Our world isn’t all that different than the one in which St. Manuel lived. People would ask him, “How can we convert this world which, after 20 centuries of Christianity, is obstinately going back to the most corrupt and degrading paganism?” His answer was simple: “Go to the tabernacle! Draw power from the tabernacle!” St. Manuel knew that it is not we who convert the world, but the grace, the power, of God; if only we would turn to God and unceasingly ask Him for it with humility and confidence.
One thing that I love about St. Manuel is that his living faith in Christ’s Real Presence in the Eucharist is not distinct from his faith in the person of Christ. Christ, who walked the streets of Nazareth; Christ in Heaven; Christ in the Eucharist … is Christ! St. Manuel lived this in such a consistent and authentic way that we are forced to reckon with the fact that if Christ and the Eucharist are not one and the same, then St. Manuel’s testimony is absurd.
We see this same faith on display when he was asked about how someone can discover the secrets of Christ in the Eucharist. His response was to point to the Gospels. Since Christ, in the Gospels, is the same as Christ in the Eucharist, the Gospels are “the messenger that the good God sent us so that our eyes and our ears of flesh could see and listen to what is said and done in the tabernacle.”
Shortly before he passed, St.

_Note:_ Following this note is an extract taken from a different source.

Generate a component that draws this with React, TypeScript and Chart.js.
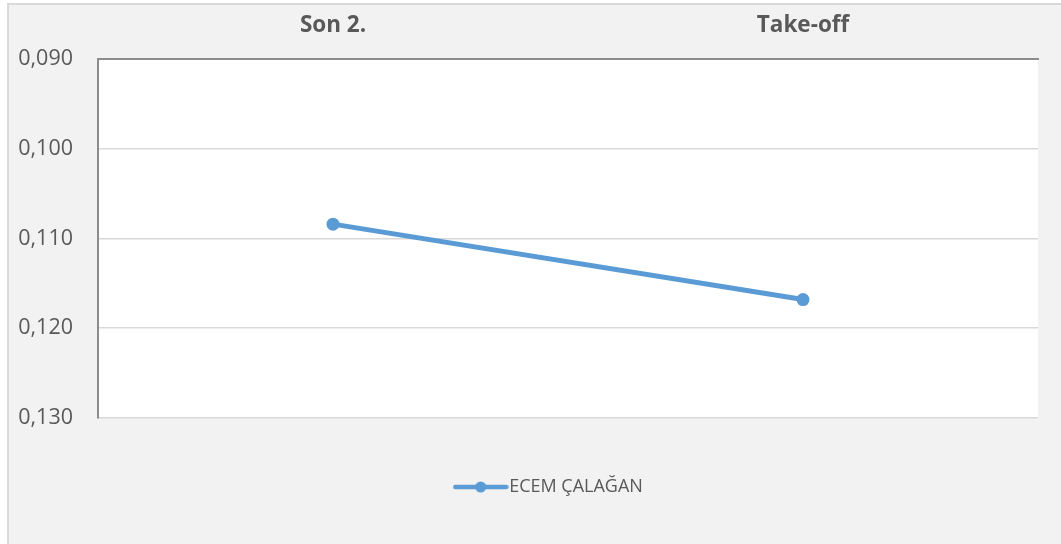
import React, { useEffect, useRef } from "react";
import { Chart, registerables } from "chart.js";

Chart.register(...registerables);

const categories: string[] = ["Son 2.", "Take-off"];
const seriesName = "ECEM ÇALAĞAN";
const seriesValues: number[] = [0.1084, 0.1168];
const yMin = 0.09;
const yMax = 0.13;
const yStep = 0.01;

const LINE_COLOR = "#5b9bd5";
const TEXT_COLOR = "#595959";
const FONT = "'Open Sans', 'Noto Sans', sans-serif";

function makeLegendImage(): HTMLCanvasElement {
  const c = document.createElement("canvas");
  c.width = 56;
  c.height = 12;
  const ctx = c.getContext("2d")!;
  ctx.strokeStyle = LINE_COLOR;
  ctx.lineWidth = 4.5;
  ctx.lineCap = "round";
  ctx.beginPath();
  ctx.moveTo(2.5, 6);
  ctx.lineTo(53.5, 6);
  ctx.stroke();
  ctx.fillStyle = LINE_COLOR;
  ctx.beginPath();
  ctx.arc(28, 6, 5.5, 0, Math.PI * 2);
  ctx.fill();
  return c;
}

const bgPlugin = {
  id: "bgPlugin",
  afterLayout(chart: any) {
    const lg = chart.legend;
    if (lg) {
      lg.left += 33;
      lg.right += 33;
    }
  },
  beforeDraw(chart: any) {
    const { ctx, chartArea } = chart;
    const w = chart.width;
    const h = chart.height;
    ctx.save();
    ctx.fillStyle = "#ffffff";
    ctx.fillRect(0, 0, w, h);
    ctx.fillStyle = "#f2f2f2";
    ctx.fillRect(8, 4, w - 8, h - 4);
    ctx.strokeStyle = "#d9d9d9";
    ctx.lineWidth = 2;
    ctx.beginPath();
    ctx.moveTo(8, h);
    ctx.lineTo(8, 4);
    ctx.lineTo(w, 4);
    ctx.stroke();
    ctx.fillStyle = "#ffffff";
    ctx.fillRect(
      chartArea.left,
      chartArea.top,
      chartArea.right - chartArea.left,
      chartArea.bottom - chartArea.top
    );
    ctx.restore();
  },
};

export default function App() {
  const canvasRef = useRef<HTMLCanvasElement | null>(null);

  useEffect(() => {
    if (!canvasRef.current) return;
    const legendImg = makeLegendImage();
    const chart = new Chart(canvasRef.current, {
      type: "line",
      data: {
        labels: categories,
        datasets: [
          {
            label: seriesName,
            data: seriesValues,
            borderColor: LINE_COLOR,
            backgroundColor: LINE_COLOR,
            borderWidth: 5,
            pointRadius: 6.5,
            pointBackgroundColor: LINE_COLOR,
            pointBorderWidth: 0,
            tension: 0,
            clip: false as any,
          },
        ],
      },
      options: {
        animation: false,
        responsive: false,
        layout: { padding: { left: 0, top: 0, right: 23, bottom: 38 } },
        scales: {
          x: {
            type: "category",
            position: "top",
            offset: true,
            grid: { display: false, drawTicks: false },
            border: { display: true, color: "#8c8c8c", width: 2 },
            ticks: {
              color: TEXT_COLOR,
              font: { family: FONT, size: 22.5, weight: "bold" },
              padding: 20,
            },
            afterFit: (s: any) => {
              s.height = 59;
            },
          },
          xb: {
            type: "category",
            position: "bottom",
            display: true,
            grid: { display: false, drawTicks: false },
            border: { display: false },
            ticks: { display: false },
            afterFit: (s: any) => {
              s.height = 50;
            },
          },
          y: {
            type: "linear",
            reverse: true,
            min: yMin,
            max: yMax,
            grid: { color: "#d9d9d9", lineWidth: 1.5, drawTicks: false },
            border: { display: true, color: "#8c8c8c", width: 2 },
            ticks: {
              stepSize: yStep,
              color: TEXT_COLOR,
              font: { family: FONT, size: 21.5 },
              padding: 25,
              callback: (v: any) => Number(v).toFixed(3).replace(".", ","),
            },
            afterFit: (s: any) => {
              s.width = 98;
            },
          },
        },
        plugins: {
          legend: {
            display: true,
            position: "bottom",
            labels: {
              usePointStyle: true,
              pointStyleWidth: 39,
              boxHeight: 12,
              padding: 10,
              color: TEXT_COLOR,
              font: { family: FONT, size: 18 },
              generateLabels: () => [
                {
                  text: seriesName,
                  pointStyle: legendImg as any,
                  fillStyle: LINE_COLOR,
                  strokeStyle: LINE_COLOR,
                  lineWidth: 0,
                  hidden: false,
                  datasetIndex: 0,
                  fontColor: TEXT_COLOR,
                } as any,
              ],
            },
          },
          tooltip: { enabled: false },
        },
      },
      plugins: [bgPlugin],
    });
    return () => chart.destroy();
  }, []);

  return (
    <div style={{ position: "absolute", left: 0, top: 0, width: 1061, height: 544 }}>
      <canvas ref={canvasRef} width={1061} height={544} style={{ display: "block" }} />
    </div>
  );
}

Manuel made the following request, “I ask to be buried next to a tabernacle, so that my bones, after my death, as my tongue and my pen during my life, can say to those who pass by, ‘Jesus is there! There he is! Do not leave him abandoned!’” May our lives be a reflection of the same!
If you wish to discover more of St. Manuel’s writings, Victoria Schneider compiled and translated a selection of them into English in the book: “The Bishop of the Abandoned Tabernacle: St. Manuel Gonzalez Garcia” (to which the quotes herein are indebted).